Against this backdrop of globalization in the dairy industry, I was consequently intrigued to come across the St David Dairy in an inner-city side street of Melbourne last week. A boutique micro-dairy supplying locally produced milk to local customers, the St David Dairy seems to be the antithesis of global corporate dairying, but it has sprung from the same dynamics of industry restructuring. Founder Ben Evans is fourth generation family dairy farmer from south west Victoria, and a trained food technician. Like an number of entrepreneurially-minded Australian farmers he traveled abroad for inspiration in adapting to the deregulated Australian agricultural economy, in his case visiting cheese-making regions in Europe and working on a dairy farm in Ireland.

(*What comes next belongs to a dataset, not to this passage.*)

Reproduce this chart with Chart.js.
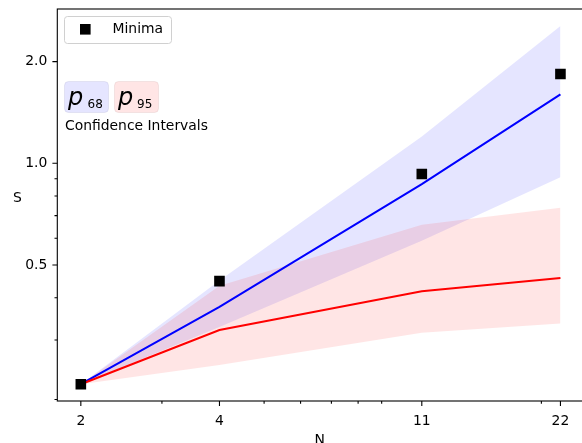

Unlike others (including several farmers who we studied for the globally engaged farmers project), this experience was not channeled into developing a niche product for export, but to a decision to set up a small dairy supplying premium local fresh milk to the fashionable coffee shops and delis of the gentrified Fitzroy neighbourhood. The micro-dairy now processes 10,000 litres of milk a week with custom-made equipment that is smaller than that used in mainstream dairies, and with pasteurization limited to the legal minimum to retain a close-to-raw fresh taste. The milk is collected three times a week from selected farms all located within an hour of the dairy, process and bottled the same morning, and delivered that afternoon to customers, who now include 22 cafes, restaurants and shops in Fitzroy, and a further 92 spread across the city.
St David Dairy is not just re-localizing milk supply, but is also re-urbanizing dairying. As Evans has pointed out in articles about the business, in 1920 there were 27 dairies in Fitzroy, but by the 1960s that had all closed. The local food movement is the other side of the coin to agri-food globalization, with distrust of mass-produced food and transnational corporations and solidarity with local farmers reviving interest in eating local produce – as has been well documented and debated in the rural geography and rural sociology literature. Dairy products such as cheese, yoghurt and ice cream are staples of farmers markets and farm shops, but until now fresh milk has not featured prominently. This omission is starting to change, with micro-dairies being established in several parts of rural England, for example, by farmers opting out of contracts with supermarkets and agribusiness and into supplying local customers directly, but it will be interesting to see whether the St David Dairy’s return to the city is replicated by a new wave of urban micro-dairies in London, or New York, or Toronto, or other cities? In global market terms they will remain miniscule in comparison with the rush to provide milk to China in industrial qualities, but for a few dairying will have come full circle.